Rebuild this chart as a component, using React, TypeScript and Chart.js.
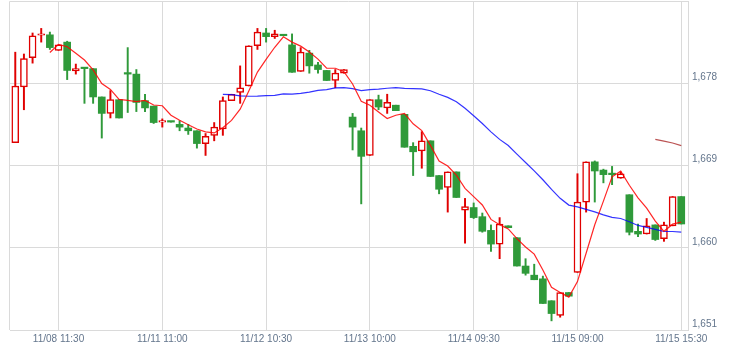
import React, { useEffect, useRef } from 'react';
import { Chart, registerables } from 'chart.js';

Chart.register(...registerables);

// 30-minute candles, 11/08 09:00 .. 11/15 15:30 (13 bars per day)
const xTickIndex = [5, 17, 29, 41, 53, 65, 77];
const xTickLabels = ['11/08 11:30', '11/11 11:00', '11/12 10:30', '11/13 10:00', '11/14 09:30', '11/15 09:00', '11/15 15:30'];
const yTicks = [1651, 1660, 1669, 1678];

const opens = [
  1671.5, 1677.6, 1680.8, 1683.25, 1683.3, 1681.6, 1682.5, 1679.35, 1679.65, 1679.6,
  1676.5, 1674.7, 1676.2, 1679.05, 1679.0, 1676.1, 1675.5, 1673.75, 1673.8, 1673.5,
  1673.1, 1672.8, 1671.4, 1672.3, 1673.0, 1676.1, 1677.0, 1677.7, 1682.1, 1683.5,
  1683.1, 1683.25, 1682.2, 1679.3, 1681.3, 1680.0, 1679.4, 1678.3, 1679.1, 1674.3,
  1672.8, 1670.1, 1676.2, 1675.3, 1675.6, 1674.6, 1671.1, 1670.6, 1671.7, 1667.9,
  1666.6, 1668.3, 1664.1, 1664.4, 1663.4, 1661.9, 1660.4, 1662.4, 1661.1, 1658.0,
  1657.0, 1656.6, 1654.2, 1652.6, 1655.1, 1657.3, 1665.0, 1669.4, 1668.5, 1668.1,
  1667.6, 1665.8, 1661.8, 1661.5, 1662.5, 1661.0, 1662.4, 1665.6,
];
const highs = [
  1681.4, 1681.2, 1683.5, 1684.0, 1683.6, 1682.2, 1682.6, 1680.1, 1679.65, 1679.6,
  1676.5, 1677.2, 1676.2, 1681.9, 1679.5, 1676.8, 1675.5, 1674.1, 1673.8, 1673.9,
  1673.5, 1672.8, 1672.5, 1673.7, 1676.5, 1676.8, 1679.9, 1682.1, 1684.0, 1684.0,
  1683.8, 1683.25, 1683.4, 1681.9, 1681.6, 1680.3, 1679.4, 1679.5, 1679.5, 1674.7,
  1673.1, 1676.2, 1676.7, 1676.8, 1675.6, 1674.6, 1671.5, 1672.7, 1671.7, 1667.9,
  1668.3, 1668.3, 1665.4, 1664.9, 1663.8, 1662.5, 1663.3, 1662.4, 1661.1, 1658.8,
  1658.2, 1656.9, 1654.2, 1655.1, 1655.1, 1668.1, 1669.4, 1669.5, 1668.6, 1668.9,
  1668.3, 1665.8, 1662.6, 1663.2, 1662.5, 1662.8, 1665.6, 1665.6,
];
const lows = [
  1671.5, 1675.1, 1680.2, 1682.5, 1681.7, 1681.6, 1678.4, 1679.0, 1675.8, 1675.8,
  1672.0, 1674.2, 1674.2, 1674.8, 1674.9, 1674.9, 1673.6, 1673.2, 1673.75, 1672.8,
  1672.4, 1670.9, 1670.1, 1671.7, 1672.3, 1676.1, 1675.8, 1677.7, 1681.7, 1682.5,
  1682.9, 1683.2, 1679.2, 1679.3, 1679.1, 1679.1, 1678.3, 1677.5, 1679.1, 1670.7,
  1664.8, 1670.1, 1675.1, 1674.7, 1675.0, 1671.0, 1667.9, 1668.7, 1667.8, 1665.9,
  1663.9, 1665.5, 1660.5, 1663.2, 1661.7, 1659.6, 1658.8, 1662.2, 1658.0, 1657.0,
  1656.5, 1653.9, 1652.0, 1652.4, 1654.7, 1657.3, 1663.9, 1665.0, 1667.1, 1666.9,
  1667.6, 1661.4, 1661.2, 1661.5, 1660.8, 1660.7, 1662.4, 1662.6,
];
const closes = [
  1677.7, 1680.7, 1683.2, 1683.3, 1681.9, 1682.2, 1679.4, 1679.6, 1679.6, 1676.5,
  1674.7, 1676.2, 1674.2, 1679.0, 1675.9, 1675.3, 1673.7, 1673.8, 1673.75, 1673.2,
  1672.8, 1671.4, 1672.2, 1673.2, 1676.1, 1676.8, 1677.5, 1682.1, 1683.6, 1683.1,
  1683.4, 1683.2, 1679.2, 1681.4, 1679.9, 1679.5, 1678.3, 1679.1, 1679.5, 1673.2,
  1670.0, 1676.2, 1675.4, 1675.9, 1675.0, 1671.0, 1670.5, 1671.7, 1667.8, 1666.4,
  1668.3, 1665.5, 1664.5, 1663.3, 1661.8, 1660.4, 1662.6, 1662.2, 1658.0, 1657.2,
  1656.5, 1653.9, 1652.8, 1655.1, 1654.7, 1665.0, 1669.4, 1668.4, 1668.0, 1668.0,
  1668.1, 1661.7, 1661.5, 1662.4, 1660.9, 1662.5, 1665.6, 1662.6,
];

// moving-average lines
const ma5 = [
  null, null, null, null, 1681.36, 1682.26, 1682.0, 1681.28, 1680.54, 1679.46,
  1677.96, 1677.32, 1676.24, 1676.12, 1676.0, 1676.12, 1675.62, 1675.54, 1674.5, 1673.96,
  1673.46, 1673.0, 1672.68, 1672.56, 1673.14, 1673.94, 1675.16, 1677.14, 1679.22, 1680.62,
  1681.94, 1683.08, 1682.5, 1682.06, 1681.42, 1680.64, 1679.66, 1679.64, 1679.26, 1677.92,
  1676.02, 1675.6, 1674.86, 1674.14, 1674.5, 1674.7, 1673.56, 1672.82, 1671.2, 1669.48,
  1668.94, 1667.94, 1666.5, 1665.6, 1664.68, 1663.1, 1662.52, 1662.06, 1661.0, 1660.08,
  1659.3, 1657.56, 1655.68, 1655.1, 1654.6, 1656.3, 1659.4, 1662.52, 1665.1, 1667.76,
  1668.38, 1666.84, 1665.46, 1664.34, 1662.92, 1661.8, 1662.58, 1662.8,
];
const ma25 = [
  null, null, null, null, null, null, null, null, null, null,
  null, null, null, null, null, null, null, null, null, null,
  null, null, null, null, 1676.78, 1676.75, 1676.62, 1676.58, 1676.59, 1676.64,
  1676.68, 1676.84, 1676.82, 1676.89, 1677.03, 1677.22, 1677.3, 1677.5, 1677.52, 1677.41,
  1677.2, 1677.3, 1677.36, 1677.45, 1677.52, 1677.45, 1677.41, 1677.39, 1677.18, 1676.79,
  1676.45, 1675.97, 1675.26, 1674.45, 1673.6, 1672.68, 1671.86, 1671.18, 1670.24, 1669.33,
  1668.41, 1667.44, 1666.38, 1665.41, 1664.67, 1664.47, 1664.2, 1663.92, 1663.6, 1663.32,
  1663.2, 1662.85, 1662.44, 1662.23, 1662.01, 1661.78, 1661.78, 1661.7,
];
const ma75 = [
  null, null, null, null, null, null, null, null, null, null,
  null, null, null, null, null, null, null, null, null, null,
  null, null, null, null, null, null, null, null, null, null,
  null, null, null, null, null, null, null, null, null, null,
  null, null, null, null, null, null, null, null, null, null,
  null, null, null, null, null, null, null, null, null, null,
  null, null, null, null, null, null, null, null, null, null,
  null, null, null, null, 1671.86, 1671.66, 1671.46, 1671.18,
];

const RED = '#e00000';
const GREEN = '#2f9a3a';
const GRID = '#dadada';
const TEXT = '#63758c';
const FONT = { family: "'Liberation Sans', Arial, sans-serif", size: 10 };

const framePlugin = {
  id: 'frame',
  beforeDatasetsDraw(chart: any) {
    const { ctx, chartArea } = chart;
    ctx.save();
    ctx.strokeStyle = GRID;
    ctx.lineWidth = 1;
    ctx.beginPath();
    ctx.moveTo(chartArea.left - 0.5, chartArea.bottom);
    ctx.lineTo(chartArea.left - 0.5, chartArea.top + 0.5);
    ctx.lineTo(chartArea.right, chartArea.top + 0.5);
    ctx.stroke();
    ctx.restore();
  },
};

export default function App() {
  const ref = useRef<HTMLCanvasElement>(null);

  useEffect(() => {
    if (!ref.current) return;
    const up = opens.map((o, i) => closes[i] >= o);
    const color = up.map((u) => (u ? RED : GREEN));

    const chart = new Chart(ref.current, {
      type: 'bar',
      data: {
        datasets: [
          {
            type: 'line',
            label: 'MA5',
            data: ma5.map((v, i) => ({ x: i, y: v })),
            borderColor: 'rgba(255,0,0,0.85)',
            borderWidth: 1.2,
            pointRadius: 0,
            tension: 0,
            order: 0,
          } as any,
          {
            type: 'line',
            label: 'MA25',
            data: ma25.map((v, i) => ({ x: i, y: v })),
            borderColor: 'rgba(0,0,255,0.8)',
            borderWidth: 1.2,
            pointRadius: 0,
            tension: 0,
            order: 0,
          } as any,
          {
            type: 'line',
            label: 'MA75',
            data: ma75.map((v, i) => ({ x: i, y: v })),
            borderColor: 'rgba(170,40,40,0.8)',
            borderWidth: 1.2,
            pointRadius: 0,
            tension: 0,
            order: 0,
          } as any,
          {
            type: 'bar',
            label: 'body',
            data: opens.map((o, i) => ({ x: i, y: [o, closes[i]] })),
            backgroundColor: up.map((u) => (u ? '#ffffff' : GREEN)),
            borderColor: color,
            borderWidth: up.map((u) => (u ? 1.5 : 0)),
            borderSkipped: false,
            barThickness: 7,
            minBarLength: 1.5,
            grouped: false,
            order: 1,
          } as any,
          {
            type: 'bar',
            label: 'wick',
            data: lows.map((l, i) => ({ x: i, y: [l, highs[i]] })),
            backgroundColor: color,
            borderWidth: 0,
            barThickness: 1.3,
            grouped: false,
            order: 2,
          } as any,
        ],
      },
      options: {
        responsive: false,
        animation: false,
        events: [],
        layout: { padding: { left: 10, top: 1, right: 0, bottom: 0 } },
        plugins: { legend: { display: false }, tooltip: { enabled: false } },
        scales: {
          x: {
            type: 'linear',
            min: -0.61,
            max: 77.78,
            offset: false,
            grid: { color: GRID, drawTicks: false, offset: false },
            border: { color: GRID },
            ticks: {
              padding: 3,
              font: FONT,
              color: TEXT,
              autoSkip: false,
              maxRotation: 0,
              callback: (v: any) => {
                const k = xTickIndex.indexOf(Number(v));
                return k >= 0 ? xTickLabels[k] : '';
              },
            },
            afterBuildTicks: (s: any) => {
              s.ticks = xTickIndex.map((v) => ({ value: v }));
            },
            afterFit: (s: any) => {
              s.height = 29;
              s.paddingLeft = 0;
              s.paddingRight = 0;
            },
          },
          y: {
            type: 'linear',
            position: 'right',
            min: 1651,
            max: 1687,
            grid: { color: GRID, drawTicks: false },
            border: { color: GRID },
            ticks: {
              padding: 4,
              labelOffset: -6,
              font: FONT,
              color: TEXT,
              callback: (v: any) => Number(v).toLocaleString('en-US'),
            },
            afterBuildTicks: (s: any) => {
              s.ticks = yTicks.map((v) => ({ value: v }));
            },
            afterFit: (s: any) => {
              s.width = 47;
              s.paddingTop = 0;
              s.paddingBottom = 0;
            },
          },
        },
      } as any,
      plugins: [framePlugin],
    });
    return () => chart.destroy();
  }, []);

  return (
    <div style={{ position: 'fixed', left: 0, top: 0, width: 735, height: 359, background: '#ffffff' }}>
      <canvas ref={ref} width={735} height={359} style={{ display: 'block', width: 735, height: 359 }} />
    </div>
  );
}
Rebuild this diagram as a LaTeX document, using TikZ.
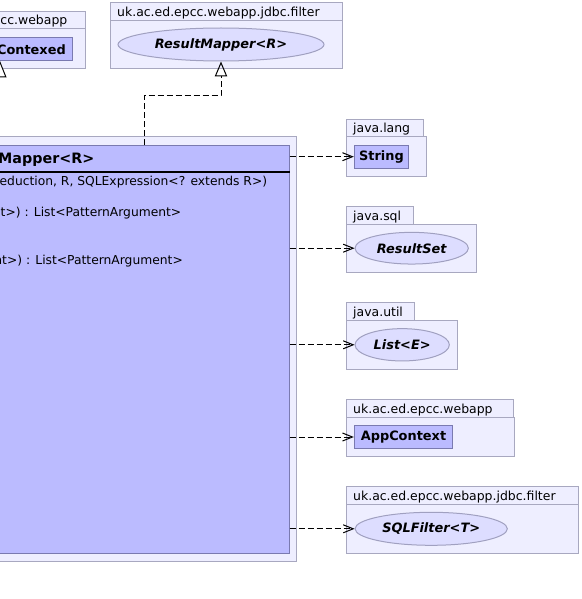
\documentclass[tikz,border=0pt]{standalone}
\usepackage{fontspec}
\setmainfont{DejaVu Sans}[ItalicFont={DejaVu Sans Oblique},BoldItalicFont={DejaVu Sans Bold Oblique}]
\usetikzlibrary{shapes.geometric,arrows.meta}
\definecolor{pkgfill}{HTML}{EEEEFF}
\definecolor{pkgline}{HTML}{A8A8C0}
\definecolor{clsfill}{HTML}{BBBBFF}
\definecolor{clsline}{HTML}{7A7AB0}
\definecolor{ifill}{HTML}{DDDDFF}
\definecolor{iline}{HTML}{A0A0C0}
\begin{document}
\begin{tikzpicture}[x=1pt,y=-1pt,
  pkg/.style={draw=pkgline,fill=pkgfill,line width=1pt},
  pkgtext/.style={inner sep=0,anchor=base west,font=\fontsize{12.45}{14}\selectfont},
  cls/.style={draw=clsline,fill=clsfill,line width=1pt,inner sep=0,font=\fontsize{12.9}{15}\selectfont\bfseries},
  iface/.style={ellipse,draw=iline,fill=ifill,line width=1pt,inner sep=0,font=\fontsize{12.9}{15}\selectfont\bfseries\itshape},
  member/.style={inner sep=0,anchor=base east,font=\fontsize{12.3}{14}\selectfont},
  dep/.style={dash pattern=on 6pt off 3pt,line width=1pt,-{Straight Barb[length=10pt,width=8pt]}},
  real/.style={dash pattern=on 6pt off 3pt,line width=1pt,-{Triangle[open,length=15pt,width=12.4pt]}},
]
\clip (0,0) rectangle (581,599);
\fill[white] (0,0) rectangle (581,599);

% package cc.webapp
\path[pkg] (-10,11.7) rectangle (85.7,28.5);
\path[pkg] (-10,28.5) rectangle (85.7,69);
\node[pkgtext] (p1l) at (0.3,24.5) {cc.webapp};
\node[cls, minimum width=82.7pt, minimum height=23.3pt] (contexed) at (31.35,49.35) {};
\node[inner sep=0, anchor=base east, font=\fontsize{12.9}{15}\selectfont\bfseries] (contexedtext) at (66,54.2) {Contexed};
\draw[line width=1pt, fill=white] (contexed.south -| -0.3,0) -- ++(6.2,15.5) -- ++(-12.4,0) -- cycle;

% package uk.ac.ed.epcc.webapp.jdbc.filter (top)
\path[pkg] (110,2.7) rectangle (342.7,20.7);
\path[pkg] (110,20.7) rectangle (342.7,69);
\node[pkgtext] (p2l) at (117,16.7) {uk.ac.ed.epcc.webapp.jdbc.filter};
\node[iface, minimum width=206pt, minimum height=33pt] (rm) at (221,44.5) {ResultMapper<R>};

% main package and class
\path[pkg] (-10,136.7) rectangle (296.7,561);
\node[cls, minimum width=298.7pt, minimum height=408.3pt, anchor=north west] (main) at (-10,145) {};
\draw[line width=2pt] (main.west |- 0,171.7) -- (main.east |- 0,171.7);
\node[inner sep=0, anchor=base east, font=\fontsize{14.3}{16}\selectfont\bfseries] (title) at (94.5,163.5) {Mapper<R>};
\node[member] (m1) at (267.3,185.7) {eduction, R, SQLExpression<? extends R>)};
\node[member] (m2) at (181.5,216.7) {t>) : List<PatternArgument>};
\node[member] (m3) at (183,264.3) {nt>) : List<PatternArgument>};

% java.lang
\path[pkg] (346.3,119.3) rectangle (423.7,136);
\path[pkg] (346.3,136) rectangle (426.7,176);
\node[pkgtext] (p3l) at (353,132.3) {java.lang};
\node[cls, minimum width=54.4pt, minimum height=23.3pt] (string) at (381.5,156.7) {String};

% java.sql
\path[pkg] (346.3,206.7) rectangle (413.3,224.3);
\path[pkg] (346.3,224.3) rectangle (476.3,272.3);
\node[pkgtext] (p4l) at (353,220.3) {java.sql};
\node[iface, minimum width=113.3pt, minimum height=31.7pt] (rs) at (411.7,248.2) {ResultSet};

% java.util
\path[pkg] (346.3,302.7) rectangle (414.3,320.7);
\path[pkg] (346.3,320.7) rectangle (457.7,369.3);
\node[pkgtext] (p5l) at (353,316.7) {java.util};
\node[iface, minimum width=94.3pt, minimum height=32.3pt] (list) at (402.2,344.8) {List<E>};

% uk.ac.ed.epcc.webapp
\path[pkg] (346.3,399.3) rectangle (513.3,417.3);
\path[pkg] (346.3,417.3) rectangle (514.3,456.7);
\node[pkgtext] (p6l) at (353,413.3) {uk.ac.ed.epcc.webapp};
\node[cls, minimum width=98.4pt, minimum height=23.4pt] (app) at (403.5,437) {AppContext};

% uk.ac.ed.epcc.webapp.jdbc.filter (bottom)
\path[pkg] (346.3,486) rectangle (578.3,504);
\path[pkg] (346.3,504) rectangle (578.3,553);
\node[pkgtext] (p7l) at (353,500) {uk.ac.ed.epcc.webapp.jdbc.filter};
\node[iface, minimum width=152.3pt, minimum height=33pt] (sqlf) at (431.2,528.8) {SQLFilter<T>};

% connectors
\draw[real] (main.north -| 144,0) -- (144,95.5) -| (rm.south);
\draw[dep] (main.east |- string) -- (string.west);
\draw[dep] (main.east |- rs) -- (rs.west);
\draw[dep] (main.east |- list) -- (list.west);
\draw[dep] (main.east |- app) -- (app.west);
\draw[dep] (main.east |- sqlf) -- (sqlf.west);
\end{tikzpicture}
\end{document}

▶ Aim of the task: Of the lines in this data, how many contain "Rebuild"? Reply with only the number.

▶ Response to this exercise: 2